The enormous vitality of American inventiveness helped to produce people like Charlie Parker, Duke Ellington, and Charlie Chaplin because they developed in a world where new things were constantly being made. All those great figures lived through the Depression together, and it affected everybody, rich or poor. In the artistic sense, it didn't make any difference what class someone was in, because there was a curiosity, an appetite for adventure, and constant attempts to look over the horizon that became a common kind of experience. It's Americana, and everybody was touched by a vitality, mystery, and vivaciousness in America at that time. And that's why jazz is so American: it is an aesthetic version of "E Pluribus Unum" "out of many, one" the groove big enough to hold everyone with the talent and the discipline. You can have a very sophisticated and well-trained musician, and you can have an untrained musician with a good ear who can play, and you can have both of them playing together and not know which is which. That's another one of the miraculous ways that talent appears in so many guises and part of what made jazz work. You could have a well-trained musician, like tenor saxophonist Coleman Hawkins, and another musician, like Sidney Bechet or Lester Young, who didn't know any music theory, and you could put them on the bandstand together and people would say, "Man, those guys can play." You don't have this in European music or African music; in fact, you don't have it anywhere except in America, as far as I know.
BNR: Parker is commonly portrayed as a tragic figure mired in drug use but throughout Kansas City Lightning I got the impression that without these vices he may never have achieved such musical greatness.
SC: No, he was too talented not to rise above everyone. Trumpet player Dizzy Gillespie told me that he'd heard Charlie Parker play four or five times when he wasn't high and Parker was always high and he said that Charlie Parker with nothing in his system played so much better. It's important to know that Parker always played better than everybody else, but when he wasn't high he played even better than that. As many people existed who loved his music when they heard him playing while high, it's hard to say how many would have loved him if they had heard him playing sober. That was another talent completely.
Guitarist Biddy Fleet also talks about the fact that you didn't have to show Parker something a bunch of times. Once he knew what it was, he'd blow it right out the saxophone and then it was in there for good. A friend of mine even told me that if Malcolm Gladwell had read my book before writing Blink, his chapter on "thin slicing," or making quick but complex decisions, Charlie Parker would probably have his own chapter. Overall, this particular book is really about the triumph of Charlie Parker because you know what he had to get through in life. His triumph as an epic hero resulted in a proof that has never been intellectually and aesthetically embraced and made clear in a book about jazz. All jazz players do what we call "multitasking" because they hear their own note and all the other notes creating the context as they adhere to the form. This is super-fast conceiving, feeling, and executing art. Before America, it never happened to that profound an extent.
BNR: Addie Parker, Charlie Parker's mother, considered him her "little prince," spoiling and coddling him relentlessly during his childhood and into adulthood.

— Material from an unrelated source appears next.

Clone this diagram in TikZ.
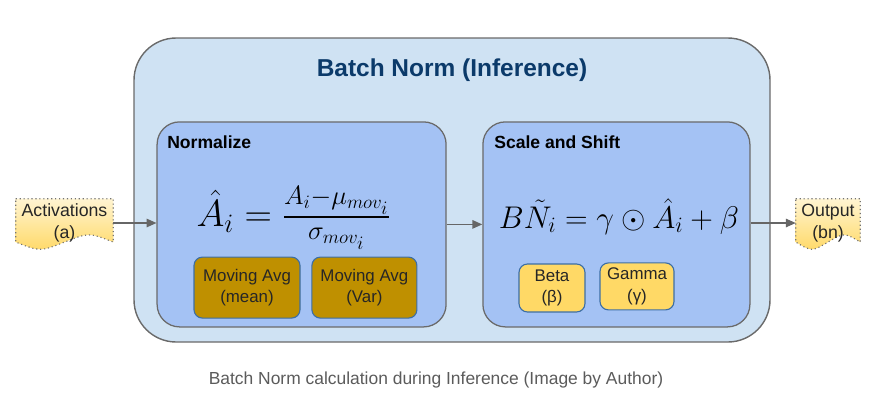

Charlie's lazy behavior and dependence on his mother is contrasted with the incredible diligence that he had in mastering the saxophone; that ultimately "was the only thing that gave him exactly what he wanted and he gave in return." What do you think the saxophone gave Charlie that his mother, and other important figures in his life, could not?
SC: It opened the doorway to vitality. You have to understand that Charlie Parker was initially a silent child, who started to come alive when he discovered that he could mimic things. His first wife, Rebecca, talks about how she and Charlie would go to these shoot-'em-up movies, westerns, and when the names of the actors came on the screen, he would literally change his face to look like them. If he wanted to talk to you about Charles Laughton, he'd start imitating Laughton's voice and mimic his facial expressions. Later, he'd do the same thing with the saxophone: he could hear something and he would learn it instantly. He had what's called superior digital memory. This means that his fingers would forever remember where the notes were on the saxophone. There are all of these different things that lead to making you understand why hewas such an impressive musician when he really began to focus on jazz.
Furthermore, the saxophone gave Parker what Rebecca thought she gave him. She felt that he existed at a distance from other people naturally, and that when he started playing the sax, he could actually express what he couldn't tell people. The person inside him who wanted to get out, could get out through the saxophone. The music liberated him, not the drugs, his family or anything else in his life. That's why I ended the book recounting a long-lost early solo recording of Parker. It's just him and the saxophone; no band, no real performance, and he probably forgot about it as soon as he did it. But it's the only evidence we have of this incredibly talented man at the point in time right before the flame touches the gasoline just before the explosion.
BNR: Since Kansas City Lightning ends with Charlie just beginning to make his mark on the New York music scene in the early '40s, do you plan to write a second volume that covers the alto saxophonist's later life and subsequent success?
SC: Yes. I now have all the material that allows me to connect different periods of his life and to deal with the bizarre ways that things happen in people's lives. I think that the major achievement of this book is to present to people the world of the jazz player, the atmosphere of the 1930s where people seemed to live in two different spheres, and also introduce the idea that Charlie Parker embodied more than just the American Dream he embodied the American dreamer. That is a specific type of person that appears in American life over and over again, a person who dreams, who sees something else, who wants to go someplace else constantly. Parker's first wife, Rebecca, talked about working in the school library as a teenager, and Charlie would sit outside on the steps and read books about religion, science, and different societies and customs. He was interested in everything, and that'll remain in place in the second volume. He was always curious, he was always looking, he did a number of things that let us see the kind of person he really was. In Kansas City, in Chicago, in New York, he remained enthralled by the life of the mind and the affirmative vitality of life itself. he learned to say all of that through the saxophone and the collective expression of the jazz band. Hermann Broch said, "The civilization of an epoch is its myth in action." If it must come down to one line, that is what Kansas City Lightning is all about: the book itself is the myth in action.